Piri Piri Chicken

Piri Piri Chicken

4 hrs 40 mins total time

40 mins active time


Serves 4



  • ¼ cup (2 fl oz) whiskey
  • 3 lb whole chicken

    cut into eight pieces

  • Olive oil cooking spray

    to grease

For the piri piri sauce:

  • 4 long hot red chili peppers

    coarsely chopped

  • 4 birds eye chili peppers

    coarsely chopped

  • 3 cloves garlic


  • 2 tsp sweet paprika
  • 2 tsp smoked paprika
  • 1 tsp dried oregano
  • 1 tsp flaky sea salt
  • ¼ cup (2 fl oz) fresh lemon juice
  • ¾ cup (6 fl oz) olive oil

To serve:

  • Barbecued corn on the cob
  • Lemon wedges


  • 1To make the piri piri sauce, place the chili peppers, garlic, paprikas, oregano, salt and lemon juice in the blender jar and secure the lid.
  • 2CHOP for 30 seconds. Scrape down the sides then PUREE for another 30 seconds until the sauce is almost smooth.
  • 3MIX for 30 seconds. While the blender is running, remove the inner cap and gradually add all the oil until the sauce has thickened.
  • 4Pour half the piri piri sauce into an airtight container, seal and refrigerate. Pour the remaining piri piri sauce into a large resealable bag, add the whiskey and mix until well combined.
  • 5Heat a barbecue or grill pan on medium high heat. Remove the chicken from the marinade, discard the marinade in the bag. Spray both sides of the chicken with oil. Cook for 20-25 minutes, turning occasionally until charred and cooked through.

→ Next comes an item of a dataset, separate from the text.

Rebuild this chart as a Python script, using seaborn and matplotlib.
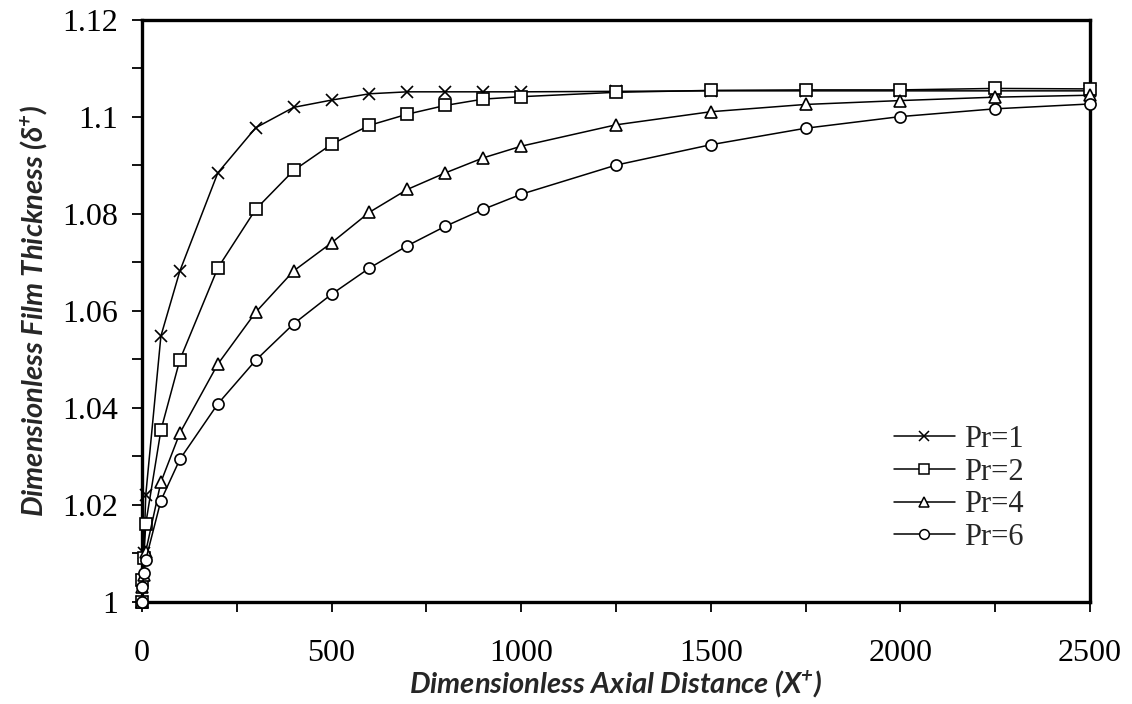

Alternately, place the marinated chicken pieces onto a greased rack over a baking tray lined with baking paper. Roast at 400°F for 35-40 minutes until the chicken is cooked through.
  • 6Divide the chicken, corn and lemon wedges between 4 serving plates. Serve with the reserved piri piri sauce.
    Tip: If you like your sauce a little less hot, remove the seeds from the chili peppers before adding to the blender.